Part of a data file
-- begin --
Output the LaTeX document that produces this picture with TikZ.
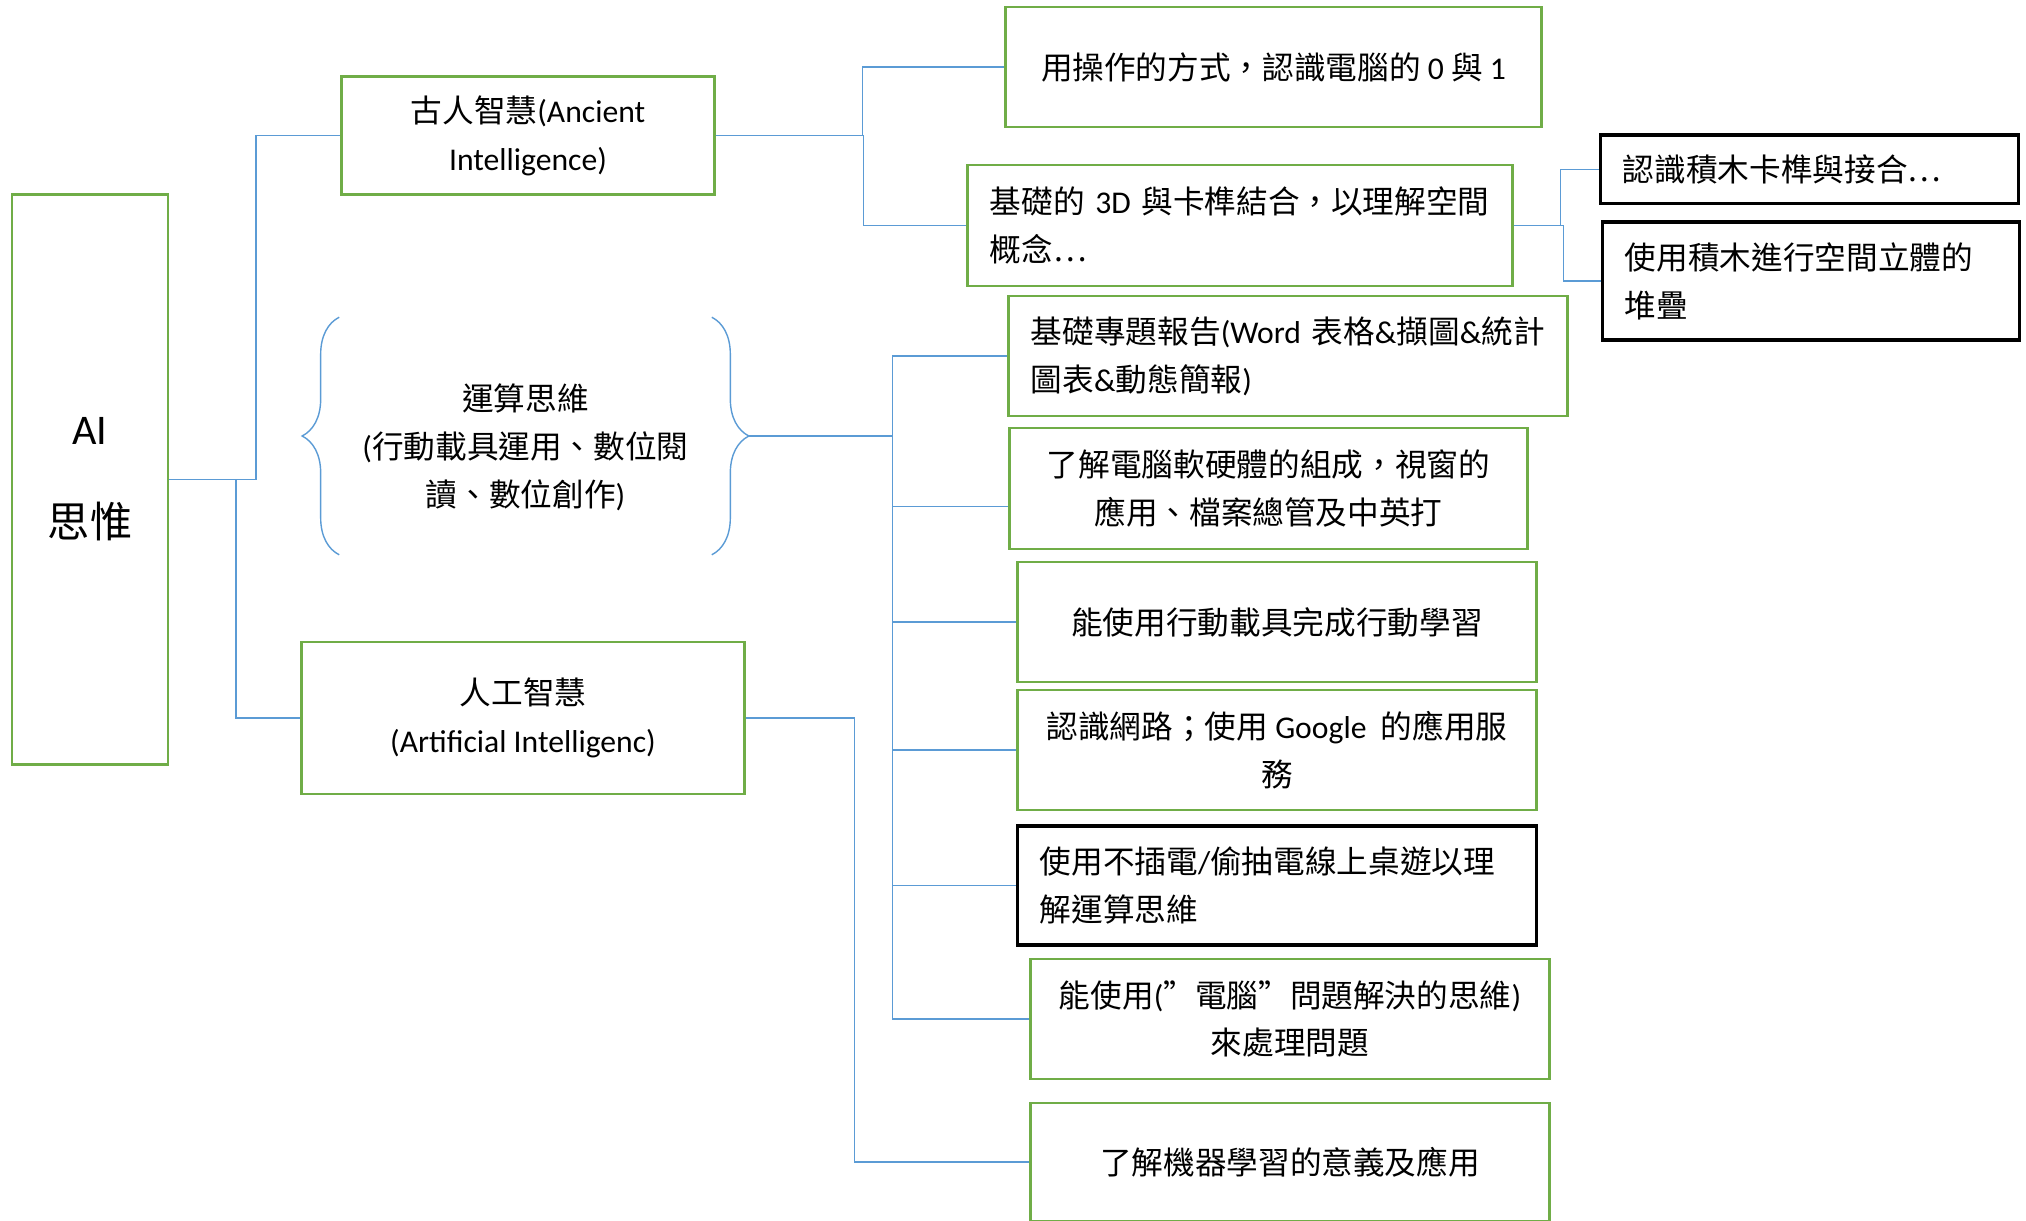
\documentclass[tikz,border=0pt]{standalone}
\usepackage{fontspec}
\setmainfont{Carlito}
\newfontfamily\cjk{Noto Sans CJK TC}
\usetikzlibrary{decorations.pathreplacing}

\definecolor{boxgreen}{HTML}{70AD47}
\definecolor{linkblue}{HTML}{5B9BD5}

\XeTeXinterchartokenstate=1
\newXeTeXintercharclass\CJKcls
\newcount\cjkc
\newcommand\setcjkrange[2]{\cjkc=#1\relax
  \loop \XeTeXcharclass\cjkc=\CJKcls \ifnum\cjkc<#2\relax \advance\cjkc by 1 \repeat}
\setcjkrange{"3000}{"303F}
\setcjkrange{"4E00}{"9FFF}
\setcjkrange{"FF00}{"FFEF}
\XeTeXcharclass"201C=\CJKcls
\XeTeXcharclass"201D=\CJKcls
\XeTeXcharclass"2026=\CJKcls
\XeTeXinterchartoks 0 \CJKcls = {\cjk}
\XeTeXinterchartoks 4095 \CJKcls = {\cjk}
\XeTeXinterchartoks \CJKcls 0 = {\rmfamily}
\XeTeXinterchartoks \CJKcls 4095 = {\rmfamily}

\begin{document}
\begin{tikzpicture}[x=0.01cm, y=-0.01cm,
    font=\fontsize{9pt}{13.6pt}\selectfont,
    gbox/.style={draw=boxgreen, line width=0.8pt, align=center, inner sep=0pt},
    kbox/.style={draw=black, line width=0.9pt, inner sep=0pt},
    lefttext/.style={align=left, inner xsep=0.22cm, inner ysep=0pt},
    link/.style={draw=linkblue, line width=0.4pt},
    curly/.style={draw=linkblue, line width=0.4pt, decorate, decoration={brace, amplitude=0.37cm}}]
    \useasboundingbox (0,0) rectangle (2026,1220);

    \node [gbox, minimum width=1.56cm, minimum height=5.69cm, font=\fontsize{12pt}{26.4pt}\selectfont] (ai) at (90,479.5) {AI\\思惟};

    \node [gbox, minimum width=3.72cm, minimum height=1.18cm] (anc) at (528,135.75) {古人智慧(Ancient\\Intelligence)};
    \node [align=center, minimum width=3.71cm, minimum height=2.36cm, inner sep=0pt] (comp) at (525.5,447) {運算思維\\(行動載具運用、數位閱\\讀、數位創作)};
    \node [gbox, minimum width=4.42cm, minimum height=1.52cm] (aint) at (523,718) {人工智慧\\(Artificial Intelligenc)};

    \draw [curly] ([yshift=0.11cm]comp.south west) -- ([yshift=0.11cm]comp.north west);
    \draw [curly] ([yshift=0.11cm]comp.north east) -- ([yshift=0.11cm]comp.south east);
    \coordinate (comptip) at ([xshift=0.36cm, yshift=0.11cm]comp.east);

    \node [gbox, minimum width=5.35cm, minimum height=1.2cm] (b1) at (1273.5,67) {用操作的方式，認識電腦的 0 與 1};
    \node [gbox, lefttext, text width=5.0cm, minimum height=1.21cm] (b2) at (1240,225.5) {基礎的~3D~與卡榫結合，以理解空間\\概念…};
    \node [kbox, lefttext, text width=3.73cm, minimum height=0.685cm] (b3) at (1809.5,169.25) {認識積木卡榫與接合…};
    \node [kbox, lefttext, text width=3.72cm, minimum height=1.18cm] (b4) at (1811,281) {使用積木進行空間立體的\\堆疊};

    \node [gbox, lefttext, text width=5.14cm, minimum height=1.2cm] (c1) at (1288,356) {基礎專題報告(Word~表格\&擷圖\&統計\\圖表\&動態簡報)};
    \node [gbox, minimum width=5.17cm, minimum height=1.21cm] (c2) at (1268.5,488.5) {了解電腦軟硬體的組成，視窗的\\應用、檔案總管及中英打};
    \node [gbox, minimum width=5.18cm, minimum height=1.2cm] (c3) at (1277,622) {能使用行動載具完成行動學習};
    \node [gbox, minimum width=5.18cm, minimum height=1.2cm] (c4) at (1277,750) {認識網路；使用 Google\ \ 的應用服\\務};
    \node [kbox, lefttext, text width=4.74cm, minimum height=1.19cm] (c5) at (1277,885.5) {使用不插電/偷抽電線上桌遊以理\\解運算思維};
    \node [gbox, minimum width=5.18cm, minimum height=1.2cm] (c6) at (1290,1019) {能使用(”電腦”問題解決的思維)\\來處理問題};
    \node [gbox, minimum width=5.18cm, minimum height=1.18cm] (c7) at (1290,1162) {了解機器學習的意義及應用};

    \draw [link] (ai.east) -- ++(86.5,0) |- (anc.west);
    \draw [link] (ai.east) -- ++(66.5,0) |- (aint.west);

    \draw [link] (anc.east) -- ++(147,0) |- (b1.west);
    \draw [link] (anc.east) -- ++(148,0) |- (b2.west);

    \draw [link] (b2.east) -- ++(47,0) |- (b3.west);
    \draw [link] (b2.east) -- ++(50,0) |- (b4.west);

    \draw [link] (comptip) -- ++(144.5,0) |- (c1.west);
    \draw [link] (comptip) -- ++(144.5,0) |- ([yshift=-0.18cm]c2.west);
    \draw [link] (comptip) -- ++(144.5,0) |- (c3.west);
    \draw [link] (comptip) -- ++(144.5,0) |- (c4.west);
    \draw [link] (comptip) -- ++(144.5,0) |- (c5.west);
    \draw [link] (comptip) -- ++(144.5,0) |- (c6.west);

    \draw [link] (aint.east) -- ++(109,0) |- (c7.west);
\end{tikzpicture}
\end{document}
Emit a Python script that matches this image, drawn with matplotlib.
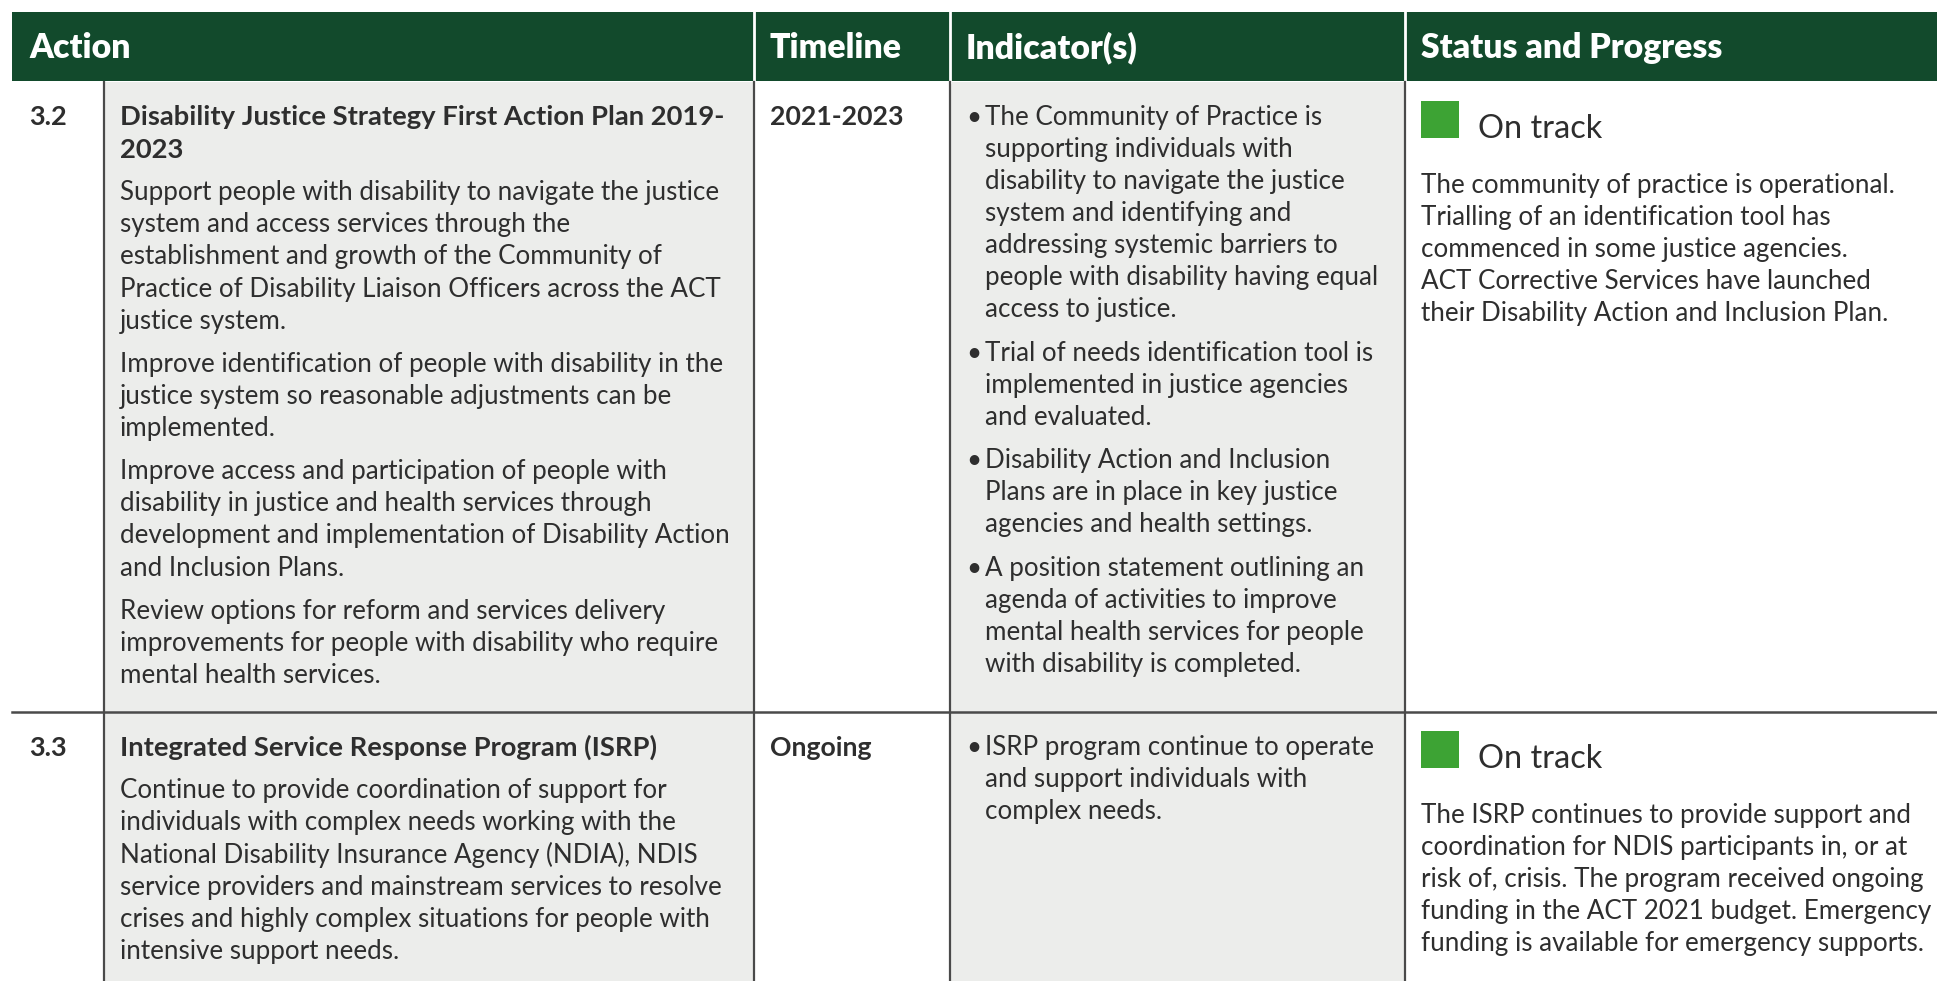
-- end --
Stated exercise = Pictures in the data above should not be copied; transcribe everything else exactly.

Written answer =
Output the LaTeX document that produces this picture with TikZ.
\documentclass[tikz,border=0pt]{standalone}
\usepackage{fontspec}
\setmainfont{Carlito}
\newfontfamily\cjk{Noto Sans CJK TC}
\usetikzlibrary{decorations.pathreplacing}

\definecolor{boxgreen}{HTML}{70AD47}
\definecolor{linkblue}{HTML}{5B9BD5}

\XeTeXinterchartokenstate=1
\newXeTeXintercharclass\CJKcls
\newcount\cjkc
\newcommand\setcjkrange[2]{\cjkc=#1\relax
  \loop \XeTeXcharclass\cjkc=\CJKcls \ifnum\cjkc<#2\relax \advance\cjkc by 1 \repeat}
\setcjkrange{"3000}{"303F}
\setcjkrange{"4E00}{"9FFF}
\setcjkrange{"FF00}{"FFEF}
\XeTeXcharclass"201C=\CJKcls
\XeTeXcharclass"201D=\CJKcls
\XeTeXcharclass"2026=\CJKcls
\XeTeXinterchartoks 0 \CJKcls = {\cjk}
\XeTeXinterchartoks 4095 \CJKcls = {\cjk}
\XeTeXinterchartoks \CJKcls 0 = {\rmfamily}
\XeTeXinterchartoks \CJKcls 4095 = {\rmfamily}

\begin{document}
\begin{tikzpicture}[x=0.01cm, y=-0.01cm,
    font=\fontsize{9pt}{13.6pt}\selectfont,
    gbox/.style={draw=boxgreen, line width=0.8pt, align=center, inner sep=0pt},
    kbox/.style={draw=black, line width=0.9pt, inner sep=0pt},
    lefttext/.style={align=left, inner xsep=0.22cm, inner ysep=0pt},
    link/.style={draw=linkblue, line width=0.4pt},
    curly/.style={draw=linkblue, line width=0.4pt, decorate, decoration={brace, amplitude=0.37cm}}]
    \useasboundingbox (0,0) rectangle (2026,1220);

    \node [gbox, minimum width=1.56cm, minimum height=5.69cm, font=\fontsize{12pt}{26.4pt}\selectfont] (ai) at (90,479.5) {AI\\思惟};

    \node [gbox, minimum width=3.72cm, minimum height=1.18cm] (anc) at (528,135.75) {古人智慧(Ancient\\Intelligence)};
    \node [align=center, minimum width=3.71cm, minimum height=2.36cm, inner sep=0pt] (comp) at (525.5,447) {運算思維\\(行動載具運用、數位閱\\讀、數位創作)};
    \node [gbox, minimum width=4.42cm, minimum height=1.52cm] (aint) at (523,718) {人工智慧\\(Artificial Intelligenc)};

    \draw [curly] ([yshift=0.11cm]comp.south west) -- ([yshift=0.11cm]comp.north west);
    \draw [curly] ([yshift=0.11cm]comp.north east) -- ([yshift=0.11cm]comp.south east);
    \coordinate (comptip) at ([xshift=0.36cm, yshift=0.11cm]comp.east);

    \node [gbox, minimum width=5.35cm, minimum height=1.2cm] (b1) at (1273.5,67) {用操作的方式，認識電腦的 0 與 1};
    \node [gbox, lefttext, text width=5.0cm, minimum height=1.21cm] (b2) at (1240,225.5) {基礎的~3D~與卡榫結合，以理解空間\\概念…};
    \node [kbox, lefttext, text width=3.73cm, minimum height=0.685cm] (b3) at (1809.5,169.25) {認識積木卡榫與接合…};
    \node [kbox, lefttext, text width=3.72cm, minimum height=1.18cm] (b4) at (1811,281) {使用積木進行空間立體的\\堆疊};

    \node [gbox, lefttext, text width=5.14cm, minimum height=1.2cm] (c1) at (1288,356) {基礎專題報告(Word~表格\&擷圖\&統計\\圖表\&動態簡報)};
    \node [gbox, minimum width=5.17cm, minimum height=1.21cm] (c2) at (1268.5,488.5) {了解電腦軟硬體的組成，視窗的\\應用、檔案總管及中英打};
    \node [gbox, minimum width=5.18cm, minimum height=1.2cm] (c3) at (1277,622) {能使用行動載具完成行動學習};
    \node [gbox, minimum width=5.18cm, minimum height=1.2cm] (c4) at (1277,750) {認識網路；使用 Google\ \ 的應用服\\務};
    \node [kbox, lefttext, text width=4.74cm, minimum height=1.19cm] (c5) at (1277,885.5) {使用不插電/偷抽電線上桌遊以理\\解運算思維};
    \node [gbox, minimum width=5.18cm, minimum height=1.2cm] (c6) at (1290,1019) {能使用(”電腦”問題解決的思維)\\來處理問題};
    \node [gbox, minimum width=5.18cm, minimum height=1.18cm] (c7) at (1290,1162) {了解機器學習的意義及應用};

    \draw [link] (ai.east) -- ++(86.5,0) |- (anc.west);
    \draw [link] (ai.east) -- ++(66.5,0) |- (aint.west);

    \draw [link] (anc.east) -- ++(147,0) |- (b1.west);
    \draw [link] (anc.east) -- ++(148,0) |- (b2.west);

    \draw [link] (b2.east) -- ++(47,0) |- (b3.west);
    \draw [link] (b2.east) -- ++(50,0) |- (b4.west);

    \draw [link] (comptip) -- ++(144.5,0) |- (c1.west);
    \draw [link] (comptip) -- ++(144.5,0) |- ([yshift=-0.18cm]c2.west);
    \draw [link] (comptip) -- ++(144.5,0) |- (c3.west);
    \draw [link] (comptip) -- ++(144.5,0) |- (c4.west);
    \draw [link] (comptip) -- ++(144.5,0) |- (c5.west);
    \draw [link] (comptip) -- ++(144.5,0) |- (c6.west);

    \draw [link] (aint.east) -- ++(109,0) |- (c7.west);
\end{tikzpicture}
\end{document}
Emit a Python script that matches this image, drawn with matplotlib.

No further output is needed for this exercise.